Charlotte Laclau, Responsable pédagogique du Mastère Spécialisé Big Data de Télécom Paris nous présente les limites de l'apprentissage automatique et comment anticiper ses problèmes.
L'apprentissage automatique appartient au domaine de l’intelligence artificielle. Il se situe à la frontière de l'informatique et des mathématiques appliquées. La notion d'apprentissage englobe toute procédure algorithmique qui construit un modèle mathématique à partir de données observées, pour prendre des décisions sur de nouvelles données non observées. L'objectif d'apprentissage d'un tel algorithme est donc d'extraire et d'exploiter automatiquement l'information contenue dans les données.
Ce domaine a connu un essor sans précédent ces 20 dernières années, et les algorithmes développés dans ce cadre, jouent un rôle prépondérant dans la prise de décisions. Ces dernières impactent notre vie quotidienne dans des secteurs variés, allant du divertissement au médical. Dans ce contexte où une erreur de décision peut avoir un impact négatif significatif sur une personne (par exemple une erreur de diagnostic médical), la question de la robustesse de ces approches, c'est-à-dire leur capacité à produire des résultats cohérents pour des données non observées, se pose naturellement.

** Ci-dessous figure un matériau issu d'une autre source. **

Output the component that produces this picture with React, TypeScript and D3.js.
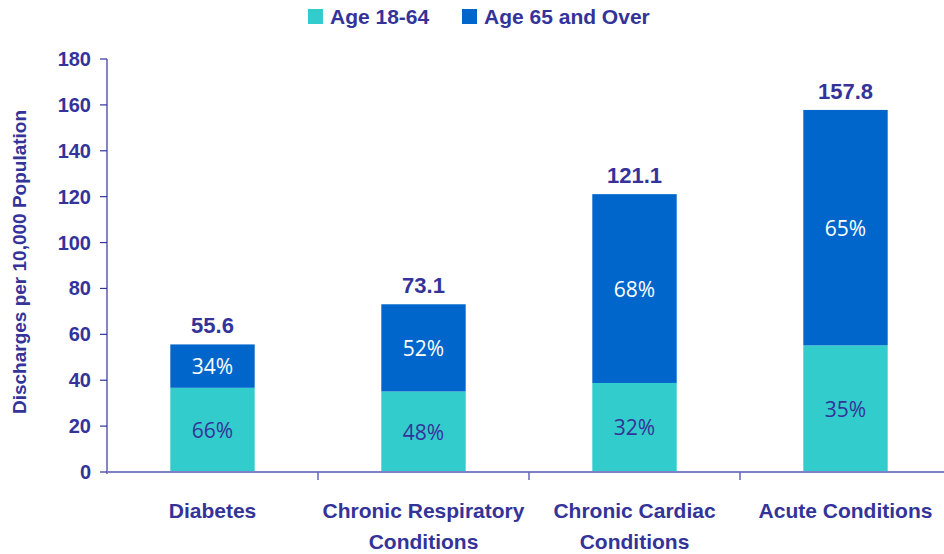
import * as d3 from 'd3';

const categories = ['Diabetes', 'Chronic Respiratory|Conditions', 'Chronic Cardiac|Conditions', 'Acute Conditions'];
const under65 = [36.7, 35.1, 38.8, 55.2];
const over65 = [18.9, 38.0, 82.3, 102.6];
const totals = ['55.6', '73.1', '121.1', '157.8'];
const pctUnder = ['66%', '48%', '32%', '35%'];
const pctOver = ['34%', '52%', '68%', '65%'];
const yTicks = [0, 20, 40, 60, 80, 100, 120, 140, 160, 180];
const seriesNames = ['Age 18-64', 'Age 65 and Over'];

const TEAL = '#33cccc';
const BLUE = '#0066cc';
const NAVY = '#333399';

export default function App() {
  const width = 944;
  const height = 554;
  const left = 107;
  const bottom = 472;
  const top = 59;

  const x = d3.scaleBand<string>().domain(categories).range([left, left + 4 * 211]).paddingInner(0).paddingOuter(0);
  const y = d3.scaleLinear().domain([0, 180]).range([bottom, top]);
  const barW = x.bandwidth() * 0.4;

  const narrow = '"Liberation Sans Narrow", "Arial Narrow", sans-serif';
  const sans = '"Liberation Sans", Arial, sans-serif';

  return (
    <svg width={width} height={height} style={{ position: 'absolute', left: 0, top: 0 }}>
      <rect width={width} height={height} fill="#fff" />

      {/* legend */}
      <g fontFamily={narrow} fontWeight="bold" fontSize={21} fill={NAVY}>
        <rect x={308} y={9} width={15} height={15} fill={TEAL} />
        <text x={330} y={24}>{seriesNames[0]}</text>
        <rect x={462} y={9} width={15} height={15} fill={BLUE} />
        <text x={484} y={24}>{seriesNames[1]}</text>
      </g>

      {/* y axis */}
      <line x1={left} x2={left} y1={top} y2={bottom + 2} stroke={NAVY} strokeWidth={1.2} />
      {yTicks.map((t) => (
        <g key={t}>
          <line x1={left - 7} x2={left} y1={y(t)} y2={y(t)} stroke={NAVY} strokeWidth={1.2} />
          <text x={91} y={y(t) + 7} textAnchor="end" fontFamily={sans} fontWeight="bold" fontSize={20} fill={NAVY}>
            {t}
          </text>
        </g>
      ))}
      <text
        transform={`translate(26, ${(102 + 422) / 2}) rotate(-90)`}
        textAnchor="middle"
        fontFamily={sans}
        fontWeight="bold"
        fontSize={19}
        fill={NAVY}
      >
        Discharges per 10,000 Population
      </text>

      {/* bars */}
      {categories.map((c, i) => {
        const cx = (x(c) as number) + x.bandwidth() / 2;
        const y0 = y(0);
        const y1 = y(under65[i]);
        const y2 = y(under65[i] + over65[i]);
        return (
          <g key={c}>
            <rect x={cx - barW / 2} y={y1} width={barW} height={y0 - y1} fill={TEAL} />
            <rect x={cx - barW / 2} y={y2} width={barW} height={y1 - y2} fill={BLUE} />
            <text x={cx} y={(y0 + y1) / 2 + 8} textAnchor="middle" fontFamily='"Open Sans", sans-serif' fontSize={21} fill={NAVY}>
              {pctUnder[i]}
            </text>
            <text x={cx} y={(y1 + y2) / 2 + 8} textAnchor="middle" fontFamily='"Open Sans", sans-serif' fontSize={21} fill="#fff">
              {pctOver[i]}
            </text>
            <text x={cx} y={y2 - 11} textAnchor="middle" fontFamily={sans} fontWeight="bold" fontSize={22} fill={NAVY}>
              {totals[i]}
            </text>
          </g>
        );
      })}

      {/* x axis */}
      <line x1={left} x2={width} y1={bottom} y2={bottom} stroke="#8080c8" strokeWidth={2} />
      {categories.map((c, i) =>
        i === 0 ? null : (
          <line key={c} x1={x(c)} x2={x(c)} y1={bottom} y2={bottom + 8} stroke="#6666bb" strokeWidth={1.5} />
        )
      )}
      {categories.map((c) => {
        const cx = (x(c) as number) + x.bandwidth() / 2;
        const lines = c.split('|');
        return (
          <text key={c} textAnchor="middle" fontFamily={narrow} fontWeight="bold" fontSize={21} fill={NAVY}>
            {lines.map((l, j) => (
              <tspan key={j} x={cx} y={518 + j * 31}>
                {l}
              </tspan>
            ))}
          </text>
        );
      })}
    </svg>
  );
}
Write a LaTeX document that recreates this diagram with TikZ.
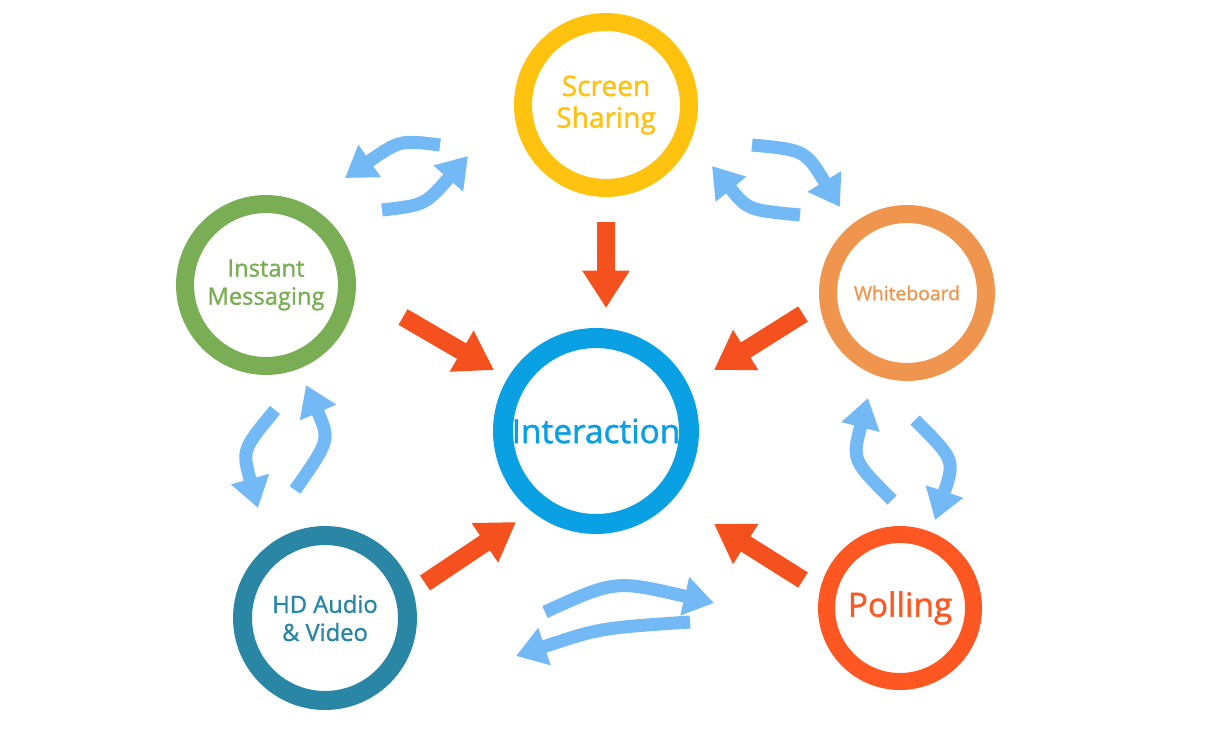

Entre autres, on peut distinguer trois grandes catégories de problèmes résultant d’un manque de robustesse : la discrimination, la vulnérabilité aux adversaires et la compréhension de la tâche. Tous ces problèmes ont un point commun : ils surviennent lorsque la distribution de nouvelles données diffèrent de celle des données vues par l’algorithme en phase d’apprentissage.
- Les algorithmes d’apprentissage discriminent les minorités. Cette discrimination résulte directement de la sous représentation de certaines franges de la société dans les données utilisées par l’algorithme pour s’entrainer. En effet, ces algorithmes ont besoin d’un nombre suffisant de données pour apprendre à résoudre une tâche. Prenons l’exemple d’un algorithme de reconnaissance faciale exclusivement entrainé sur des photos d’hommes, puis déployé dans des systèmes à travers le monde. Une fois déployé, nous observerons des performances équivalentes à l’humain pour des personnes dont les critères physiques s’approchent des individus vu en phase d’apprentissage, et des performances quasiment aléatoires pour les femmes.
- Les algorithmes d’apprentissage sont vulnérables à des perturbations imperceptibles par l’humain. Ces perturbations, communément appelées attaques adverses, sont spécifiquement conçues pour tromper les algorithmes. Il est donc essentiel, pour des applications aux enjeux de sécurité élevés, comme le développement de véhicules autonomes, de s’interroger sur ces potentielles failles.
- Enfin, les algorithmes d’apprentissage n’affichent pas une compréhension de la tâche qu’ils doivent résoudre. Un biais dans les données peut amener un algorithme à résoudre une tâche qui n’est pas celle pour laquelle il a été développé. Considérons un algorithme dont l’objectif est de différencier une tumeur maligne d’une tumeur bénigne à partir de photos. Il est courant, sur ce type d’image que les médecins marquent au feutre les tumeurs suspectes. Dans ce contexte, l’algorithme va probablement simplifier sa tâche en ne faisant la différence qu’entre les images qui présentent les marquages au feutre ou pas. De ce fait, en l’absence de marquage au feutre, l’algorithme décidera que toutes les tumeurs sont bénignes.
Pour anticiper et pallier ces problèmes, plusieurs mécanismes peuvent être mis en place dont l’audit régulier des algorithmes d’apprentissage mis en production, une analyse fine des données utilisées pour l’entrainement et le développement d’algorithmes interprétables. Autant de compétences que Télécom Paris attache à enseigner au sein de son Mastère Spécialisé Big Data qui forme les futurs data scientists, responsables pour appréhender toutes les facettes et le potentiel de l’apprentissage automatique.